As our relationship with technology is ever more intimate and pervasive and its influence deeply entrenched within the human living complex and our working and living practices, it seems increasingly difficult, even impossible to uphold the artificial separation line between nature and technology. The influence of the digital world is no longer confined to our online activities: we use wearable monitoring devices and digital extensions to gather data about our health, condition, and performance. Consequently, the human body is ever more frequently and closely connected to digital media and the associated logic of codes and algorithms that control life in our current society. Laura Kuusk’s exhibition Dear Algorithm is located at the centre of this field of tension, trying to seek alternative relations and forms of kinship with non-human agents such as mushrooms and other organisms.

The exhibition is part of Tallinn Art Hall’s 2020 thematic focus on feminism in the 21st century, highlighting critical issues confronting women today. Maria Kapajeva, Flo Kasearu, Laura Kuusk, Ede Raadik and Maria Valdma will stage solo exhibitions dealing with complicated narratives that go beyond what is regarded as “women’s issues” such as the politics of care and the body, the impact of technology on everyday life, violence and trauma, labour and poverty, as well as fertility and decay. These topics nonetheless have a very powerful impact on women’s lives. These artists will use the language of contemporary art to infuse a sense of urgency to engage with visual politics that moves between the female body and the spheres of public discourse.

Laura Kuusk lives and works in Tallinn. Kuusk mainly uses photography, video and installation for her artistic practice. Most of her works are connected to recycling anthropological visual (found) materials. Her latest works address identity construction and its linkages to visual intertextual materials. She has studied at the Annecy Higher Art School (DSRA, 2014), the Estonian Academy of Arts (MA in Photography, 2008), and Tartu University (BA in Semiotics and Cultural Theory, 2005). Kuusk has worked as an assistant professor at the Estonian Academy of Arts since 2015. Kuusk was the initiator and curator of Loop Art Center (2009-2014). She was a member of the art collective OUI (2009-2015), and serves as a member of several professional unions (Association AAA, Union of Estonian Photography Artists and Estonian Artists Association).

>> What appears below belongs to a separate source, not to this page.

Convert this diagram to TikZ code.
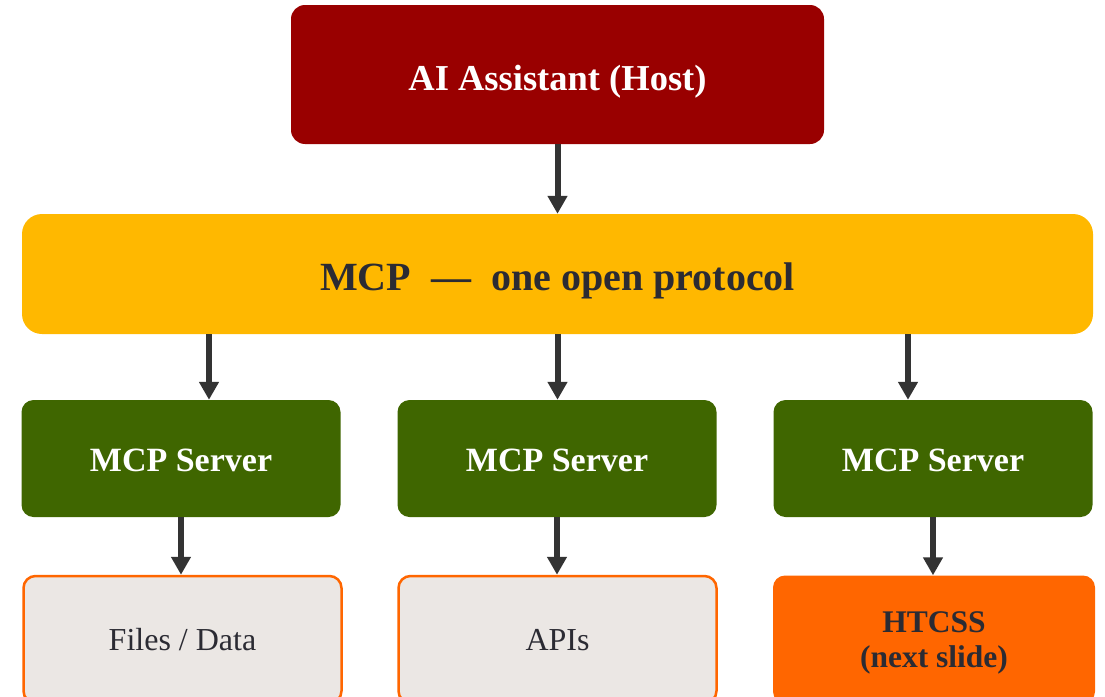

Niekolaas Johannes Lekkerkerk works as a curator and writer for The Office for Curating and is director of A Tale of a Tub, a not-for-profit art space in Rotterdam. Central to Lekkerkerk’s work are social and political discourses revolving around daily living and working practices, cultural norms, and ideologies. He particularly focuses on debates concerning the Anthropocene, ecology and climate, post-humanism, and the increasing entanglement between nature and culture. Lekkerkerk recently published The Standard Book of Noun-Verb Exhibition Grammar (Onomatopee, 2018), a publication regarding the exhibition as an ecological assemblage. In 2012, he received the inaugural Demergon Curatorial Award, and in 2014 he was the beneficiary of the Akbank Sanat International Curator Competition.